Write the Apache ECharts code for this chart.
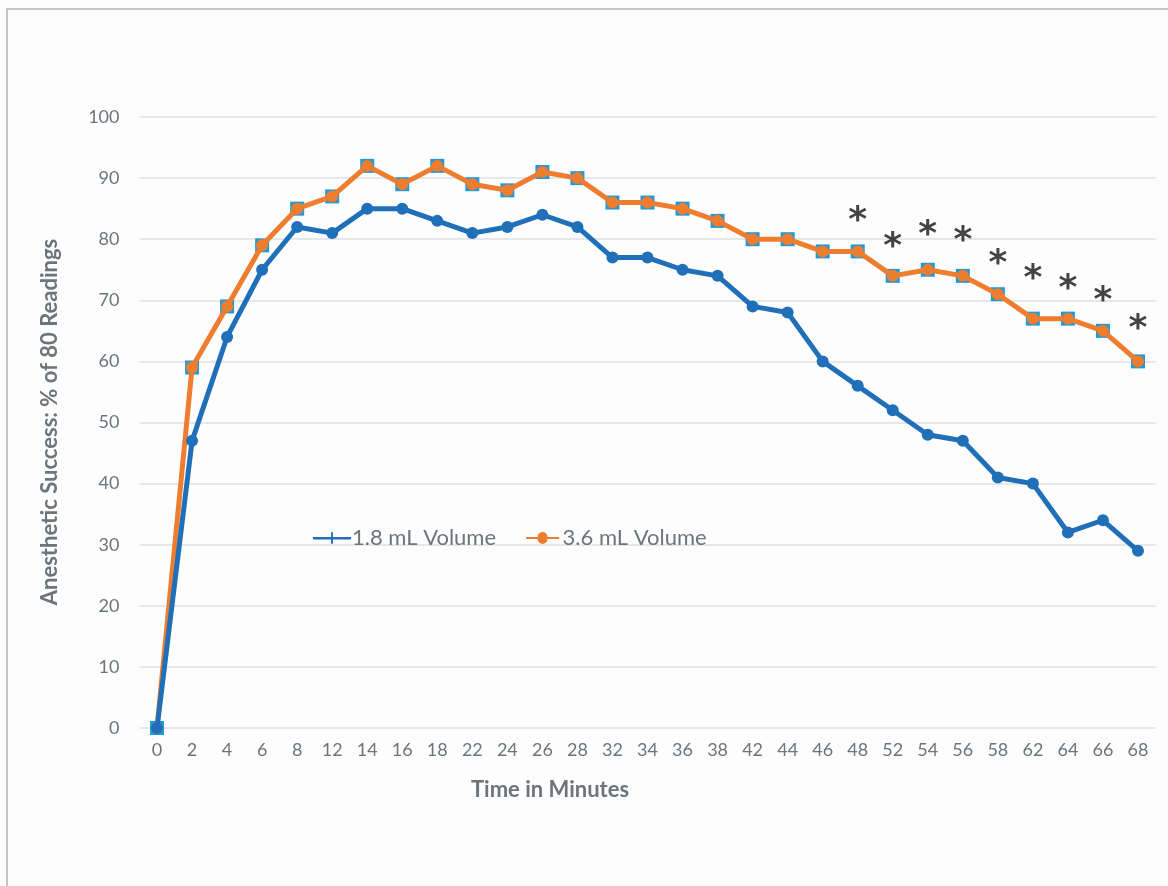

# # # #

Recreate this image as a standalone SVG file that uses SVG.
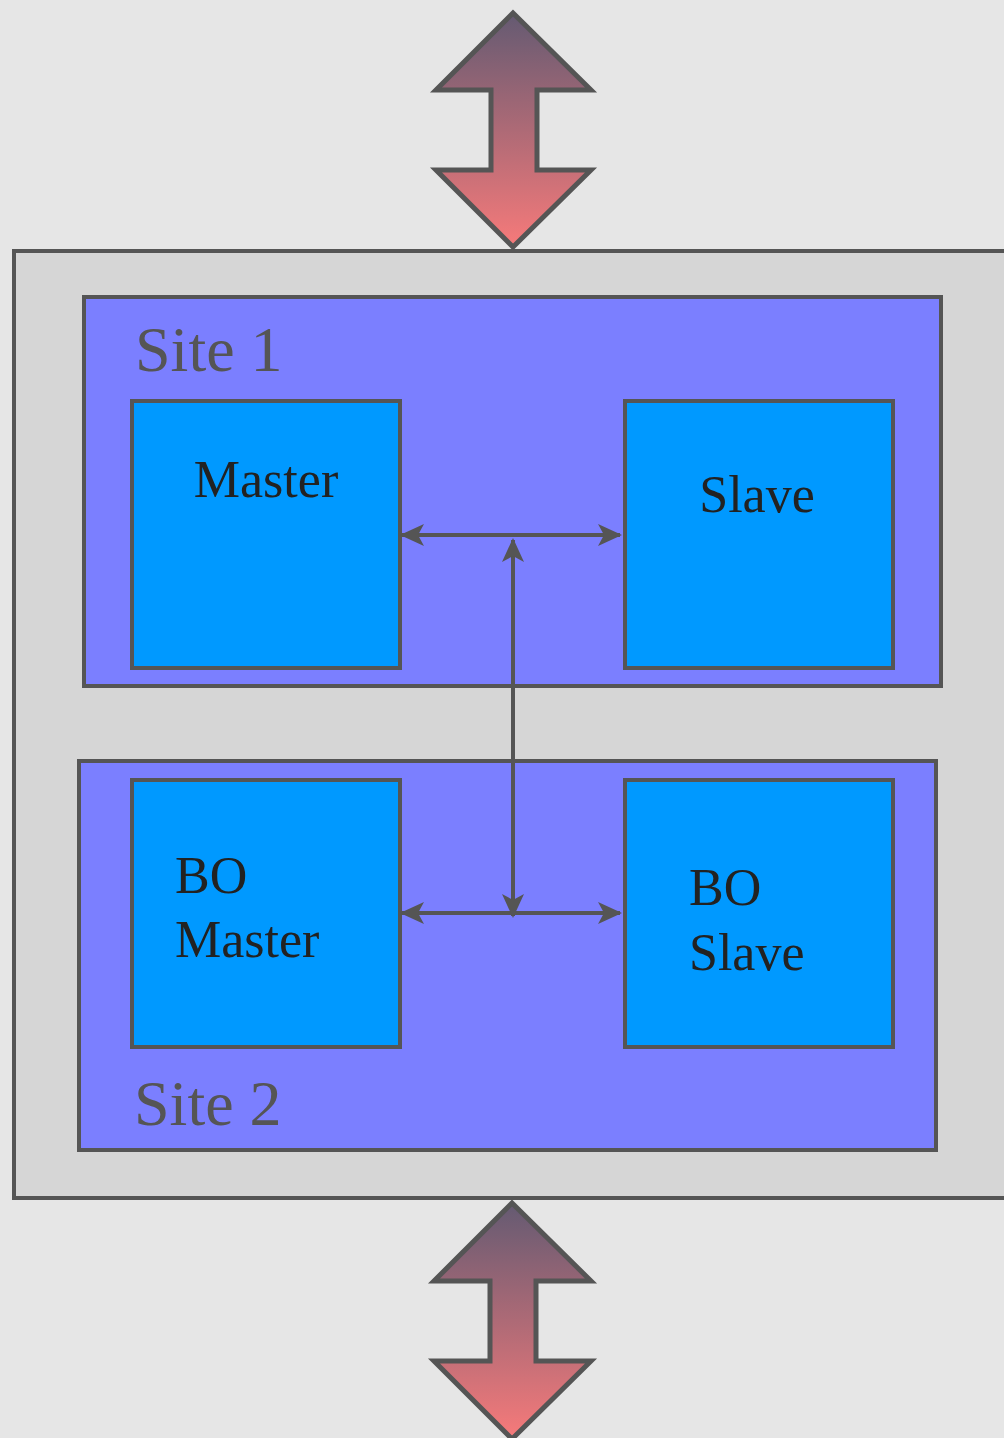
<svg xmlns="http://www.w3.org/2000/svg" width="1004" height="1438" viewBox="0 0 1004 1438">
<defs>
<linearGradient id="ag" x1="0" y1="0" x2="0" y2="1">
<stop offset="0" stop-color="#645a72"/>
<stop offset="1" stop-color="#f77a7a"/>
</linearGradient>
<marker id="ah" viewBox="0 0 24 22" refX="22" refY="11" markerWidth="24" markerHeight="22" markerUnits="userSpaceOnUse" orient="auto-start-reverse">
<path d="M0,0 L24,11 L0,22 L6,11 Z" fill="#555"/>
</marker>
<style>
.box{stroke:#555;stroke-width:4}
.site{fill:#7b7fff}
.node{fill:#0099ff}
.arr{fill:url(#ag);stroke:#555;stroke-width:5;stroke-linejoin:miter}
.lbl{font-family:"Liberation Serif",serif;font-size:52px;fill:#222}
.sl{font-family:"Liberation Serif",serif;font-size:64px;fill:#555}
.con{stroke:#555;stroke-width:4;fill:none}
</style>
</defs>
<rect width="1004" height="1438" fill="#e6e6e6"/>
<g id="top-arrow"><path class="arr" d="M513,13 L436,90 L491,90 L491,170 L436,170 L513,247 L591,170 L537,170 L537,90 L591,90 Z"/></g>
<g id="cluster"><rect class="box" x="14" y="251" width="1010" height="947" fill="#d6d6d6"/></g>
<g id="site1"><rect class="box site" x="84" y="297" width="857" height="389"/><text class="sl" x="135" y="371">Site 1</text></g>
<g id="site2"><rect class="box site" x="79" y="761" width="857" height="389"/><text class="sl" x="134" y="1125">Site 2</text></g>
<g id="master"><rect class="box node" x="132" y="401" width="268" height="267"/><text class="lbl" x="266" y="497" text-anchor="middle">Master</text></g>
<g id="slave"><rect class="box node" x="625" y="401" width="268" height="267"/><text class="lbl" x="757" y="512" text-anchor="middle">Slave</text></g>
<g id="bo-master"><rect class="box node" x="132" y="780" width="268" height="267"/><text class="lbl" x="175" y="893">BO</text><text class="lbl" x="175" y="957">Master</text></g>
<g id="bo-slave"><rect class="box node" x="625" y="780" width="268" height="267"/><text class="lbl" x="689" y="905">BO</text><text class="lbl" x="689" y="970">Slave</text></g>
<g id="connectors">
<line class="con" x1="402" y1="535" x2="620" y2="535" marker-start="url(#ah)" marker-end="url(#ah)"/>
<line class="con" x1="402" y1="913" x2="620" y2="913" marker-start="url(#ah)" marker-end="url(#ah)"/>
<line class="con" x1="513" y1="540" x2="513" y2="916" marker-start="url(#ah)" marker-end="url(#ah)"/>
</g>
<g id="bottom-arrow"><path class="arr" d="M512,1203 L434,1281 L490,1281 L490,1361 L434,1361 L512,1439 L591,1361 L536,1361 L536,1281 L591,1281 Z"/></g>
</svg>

# # # #

▸ **Objective**: Identify each line in the records above that contains the word "this", and copy it out in full.

▸ **Full output**:
Write the Apache ECharts code for this chart.
Recreate this image as a standalone SVG file that uses SVG.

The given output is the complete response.